McWilliam AsJ emphasised that before a finding could be made that Limelight Cinemas breached its duty by failing to ask the building owner for confirmation that the lighting was compliant, there would need to be a finding that it knew or ought reasonably to have known that the lighting did not comply. Such a finding was never made by the Magistrate, nor could it have on the evidence given at hand.

McWilliam AsJ found that the Magistrate erred in finding that the failure of Limelight Cinemas to adequately light the aisle caused the plaintiff’s injuries.

Her Honour the evidence given by Ms Beatty at trial that she stepped into ‘nothing’ to be a ‘mis-step’, given that her evidence was not that she fell due to an inability to see any part of the steps. In particular, neither Ms Beatty’s evidence nor the evidence of Dr Watson supported any finding that the lighting had any causative effect, so as to constitute a ‘necessary condition of the happening of the harm.’

Due to her findings on the other grounds of appeal, McWilliam AsJ deemed that consideration need not be given to contributory negligence as Limelight Cinemas was not negligent in the first place.

The decision of AsJ McWilliam highlights the common sense position that just because an occupier’s premises may be found very slightly in breach of a standard or code, it will not automatically lead to a finding of negligence against the occupier. The court is required to consider other factors including, the role of the occupier (in this case a lease/manager), knowledge of the risk (in this case set against an incident-free usage), and what impact the breach had (in this case on the evidence of Dr Cooke none, as the reflective strips provided sufficient illumination).

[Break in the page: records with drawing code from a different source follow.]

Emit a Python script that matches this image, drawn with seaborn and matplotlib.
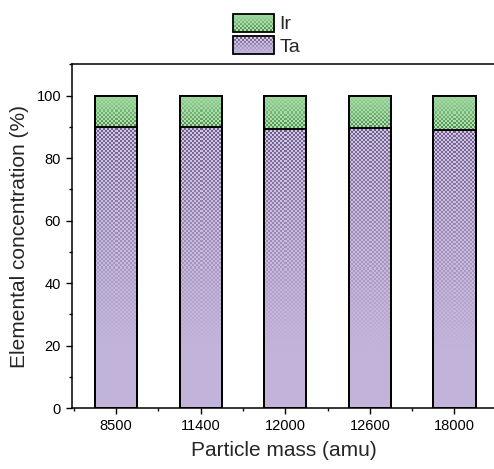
import numpy as np
import pandas as pd
import matplotlib
matplotlib.use("Agg")
import matplotlib.pyplot as plt
from matplotlib.patches import Patch, Rectangle
from matplotlib.ticker import MultipleLocator, FixedLocator
import seaborn as sns

# Composition of each particle size class (%)
masses = ["8500", "11400", "12000", "12600", "18000"]
ta_pct = [90.0, 90.0, 89.4, 89.6, 89.1]
ir_pct = [10.0, 10.0, 10.6, 10.4, 10.9]

TA_COLOR = "#c2b3da"
IR_COLOR = "#9dd89d"
TA_DARK = np.array([0.30, 0.22, 0.42])
IR_DARK = np.array([0.16, 0.42, 0.16])

sns.set_theme(style="ticks")
plt.rcParams["font.family"] = ["Liberation Sans", "DejaVu Sans"]

df = pd.DataFrame({"mass": masses, "Ta": ta_pct, "Ir": ir_pct})
df["total"] = df["Ta"] + df["Ir"]

fig = plt.figure(figsize=(4.94, 4.69), dpi=100)
ax = fig.add_axes([0.146, 0.130, 0.856, 0.733])

EDGE_LW = 1.3
sns.barplot(data=df, x="mass", y="total", color=IR_COLOR, saturation=1,
            width=0.5, errorbar=None, edgecolor="black", linewidth=EDGE_LW, ax=ax)
sns.barplot(data=df, x="mass", y="Ta", color=TA_COLOR, saturation=1,
            width=0.5, errorbar=None, edgecolor="black", linewidth=EDGE_LW, ax=ax)

ax.set_ylim(0, 110)
ax.set_xlim(-0.52, 4.48)
ax.yaxis.set_major_locator(MultipleLocator(20))
ax.yaxis.set_minor_locator(MultipleLocator(10))
ax.xaxis.set_minor_locator(FixedLocator(np.arange(-0.5, 5, 1.0)))
ax.tick_params(axis="both", which="major", direction="out", length=4.5,
               width=1.0, labelsize=10.5, color="black", labelcolor="black")
ax.tick_params(axis="both", which="minor", direction="out", length=2.5,
               width=1.0, color="black")
ax.tick_params(top=False, right=False)
for sp in ax.spines.values():
    sp.set_linewidth(1.1)
    sp.set_color("black")

ax.set_xlabel("Particle mass (amu)", fontsize=15, labelpad=6)
ax.set_ylabel("Elemental concentration (%)", fontsize=15, labelpad=5)

legend_handles = [Patch(facecolor=IR_COLOR, edgecolor="black", linewidth=EDGE_LW, label="Ir"),
                  Patch(facecolor=TA_COLOR, edgecolor="black", linewidth=EDGE_LW, label="Ta")]
leg = fig.legend(handles=legend_handles, loc="upper center",
                 bbox_to_anchor=(0.54, 1.0), frameon=False, fontsize=14,
                 handlelength=2.1, handleheight=1.05, labelspacing=0.14,
                 handletextpad=0.3, borderpad=0.2)
leg.set_zorder(4)


def texture(h, w, dark, fade_from_top, reach):
    """Dotted overlay whose strength fades away from the Ta/Ir boundary."""
    i, j = np.mgrid[0:h, 0:w]
    cell = ((i // 2) + (j // 2)) % 2
    d = i if fade_from_top else (h - 1 - i)
    fade = np.clip(1.0 - d / max(reach * h, 1), 0, 1) ** 1.2
    rgba = np.zeros((h, w, 4))
    rgba[..., :3] = np.where(cell[..., None] == 1, dark, np.array([1.0, 1.0, 1.0]))
    rgba[..., 3] = np.where(cell == 1, 0.7, 0.25) * fade
    return rgba


fig.canvas.draw()
n = len(masses)
patches = list(ax.patches)
total_bars, ta_bars = patches[:n], patches[n:2 * n]

for tot, ta in zip(total_bars, ta_bars):
    x0, w = ta.get_x(), ta.get_width()
    # Ta part: pattern strongest at its top edge
    ta_top = ta.get_y() + ta.get_height()
    bb = ta.get_window_extent()
    img = texture(int(round(bb.height)), int(round(bb.width)), TA_DARK, True, 0.8)
    im = ax.imshow(img, extent=(x0, x0 + w, ta.get_y(), ta_top), aspect="auto",
                   interpolation="nearest", zorder=2, origin="upper")
    im.set_clip_path(ta)
    # Ir part: pattern strongest at its bottom edge
    tot_top = tot.get_y() + tot.get_height()
    bb_ir = ax.transData.transform([[x0, ta_top], [x0 + w, tot_top]])
    h_ir = int(round(abs(bb_ir[1, 1] - bb_ir[0, 1])))
    w_ir = int(round(abs(bb_ir[1, 0] - bb_ir[0, 0])))
    img = texture(h_ir, w_ir, IR_DARK, False, 1.0)
    im = ax.imshow(img, extent=(x0, x0 + w, ta_top, tot_top), aspect="auto",
                   interpolation="nearest", zorder=2, origin="upper")
    im.set_clip_path(tot)
    # outlines on top of the overlays
    for p in (tot, ta):
        ax.add_patch(Rectangle((p.get_x(), p.get_y()), p.get_width(), p.get_height(),
                               fill=False, edgecolor="black", linewidth=EDGE_LW, zorder=3))

ax.set_xlim(-0.52, 4.48)
ax.set_ylim(0, 110)

# legend swatches get the same texture
for hp, dark, from_top in zip(leg.get_patches(), [IR_DARK, TA_DARK], [False, True]):
    bb = hp.get_window_extent()
    h, w = int(round(bb.height)) - 2, int(round(bb.width)) - 2
    base = np.array(matplotlib.colors.to_rgb(hp.get_facecolor()))
    tex = texture(h, w, dark, from_top, 1.0)
    a = tex[..., 3:4]
    rgb = tex[..., :3] * a + base * (1 - a)
    arr = np.concatenate([rgb, np.ones((h, w, 1))], axis=2)
    fig.figimage(arr, xo=int(round(bb.x0)) + 1, yo=int(round(bb.y0)) + 1,
                 origin="upper", zorder=10)

fig.savefig("out.png", dpi=100)
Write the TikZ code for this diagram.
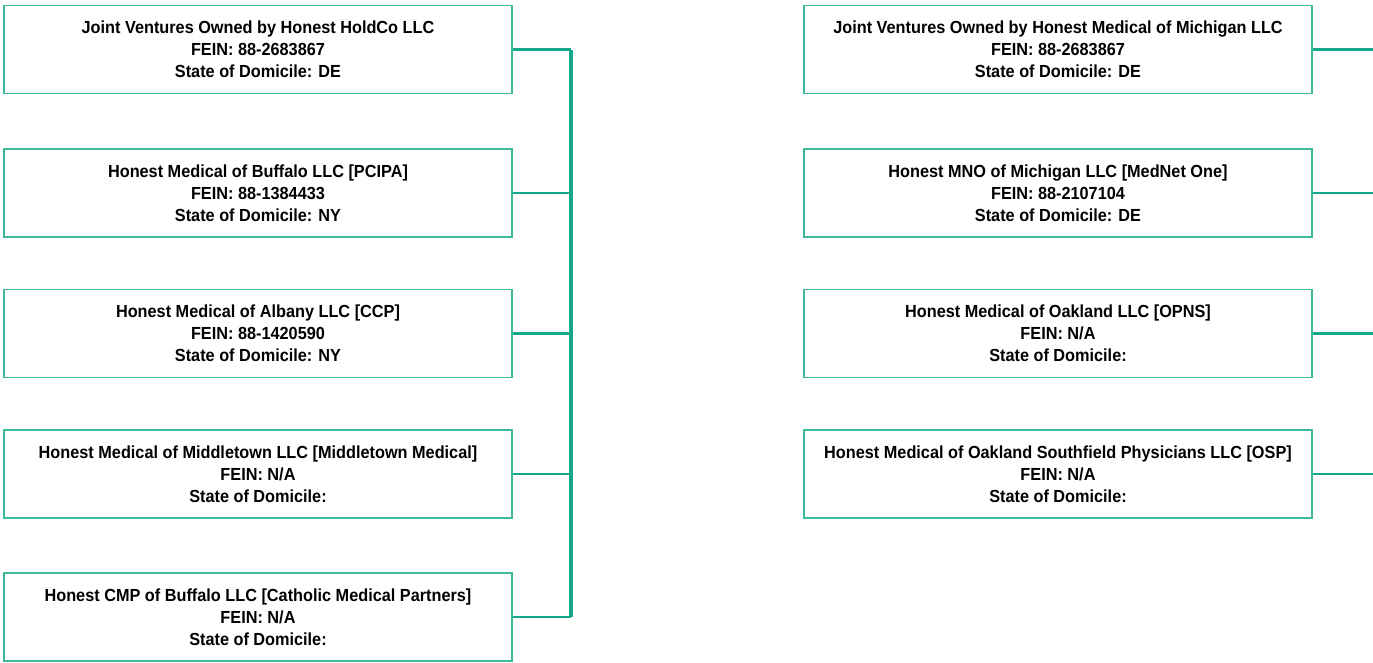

This decision further highlights the importance of clearly establishing causation in the assessment of liability. When incidents occur as a result of an everyday risk, such as negotiating stairs, there needs to be a clear causal connection between the defendant’s conduct and the incident itself. As noted by McWilliam AsJ, “the idea that stairs are inherently and obviously dangerous, and that members of the public should exercise care when using them, carries even greater force when the circumstances are the navigation of stairs in a darkened room...”. In this case, the plaintiff could not establish that her fall did not simply occur due to her own mere inadvertence.

Finally, this case also emphasises the importance in demonstrating an incident-free history of a premises when it comes to determining an occupier’s foreseeability of an alleged risk.